3 Hours to See the City: 

We woke up early to maximize the few hours we had left in Casablanca. Breakfast was provided by the hotel- hard boiled eggs, olives, coffe, orange juice, bread, jam, and cheese. 

Our Breakfast in Casablanca, Morocco

After breakfast we walked over to the train station. After talking with another tourist in the hotel we decided that a train was the fastest and most cost effective way to get to the airport. We checked out the train times at the station and then headed to see the open air central market, Marche Central. Unfortunately, it was so early that the stands were closed. The vendors were sweeping and clearing trash, getting ready to set up for the day. 

Marche Central in Casablanca, Morocco

We left the market and walked through and area of the city called Old Medina. This area of the city is comprised of small winding alleys, built before cars- no grid system and very easy to get lost in. We wandered through the maze of streets and saw some life, street venders getting their shops open, many small family owned shops selling different types of bread, corner stores, and people going about their daily routines. But because of the early morning hour it was still rather quiet. It's a largely residential area and we observed long narrow houses sandwiched between alleys. It was a run down area with lots of trash on the street but it had a lot of character. We navigated our way back to a Main Street and noticed the Hassan II Mosque not too far in the distance. With enough time to spare we figured we would check it out in the day light. 

Old Medina in Casablanca, Morocco

As we approached the mosque the rising sun illuminated it and it really was stunning. It sits right on the water. Delicate tile work covered arches surrounding the mosque. The mosque was huge with large arc shaped door ways. It was really beautiful. We stopped to take pictures and admire for a while. 

Hassan II Mosque in Casablanca, Morocco

We walked back toward our hotel back through the Old Medina part of town. the alley ways were getting more lively as it was getting later. Street venders were out and a larger crowd was wondering the streets. We found ourselves lost for a bit but eventually found our way back to the hotel.

We grabbed our bags and headed toward the train station. We bought two tickets for 80 dirham total for second class seats. We caught the train at 11, and it literally took us inside the airport. Much more convenient and faster than a cab. With the exception of the crying baby the entire train ride. 

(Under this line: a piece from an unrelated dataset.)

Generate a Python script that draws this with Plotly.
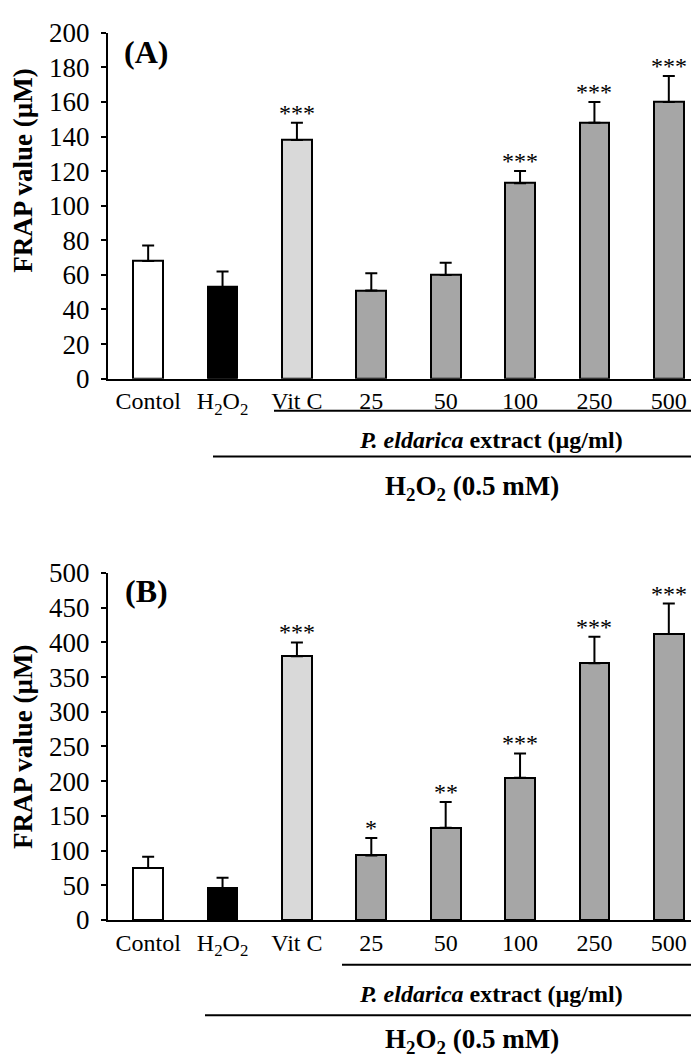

Train Station in Casablanca, Morocco

Train Station in Casablanca, Morocco

With an effortless pass through customs and security and a conversation with a friendly Polish tourist we found our gate and were ready to board the plane...Until Scott checked his phone and learned about a fraudulent charge on his credit card. 

Fraudulent Charges:

I (Scott) received an email from Barclay suggesting one of my charges may have been fraudulent.  I check my credit cards, as well my credit score from 2 different agencies at least every 2 days.  I hadn't checked in the last few days because of how much time we had spent running around.  I called the credit card company and found out there were half a dozen unauthorized charges to my credit card.  I was able to have the charges reversed, another card overnighted to me in Lisbon, and the existing card canceled all while I was inline to board.  I think the ATM had scammed me in Rio...go figure.  I had accidentally put in my credit card instead of my ATM card--one is purple and the other is dark blue.  I'm crossing my fingers that nothing goes wrong with my ATM card.

On Another Note:  Last week a collection hit my credit file.  I compiled and sent in a dispute to 2 of the credit agencies.  TransUnion has already rectified, and removed, the collection on my file.  I'm not too worried about the other agency as when one agency updates its files they will relay the updated information to the other 2 within 30 days.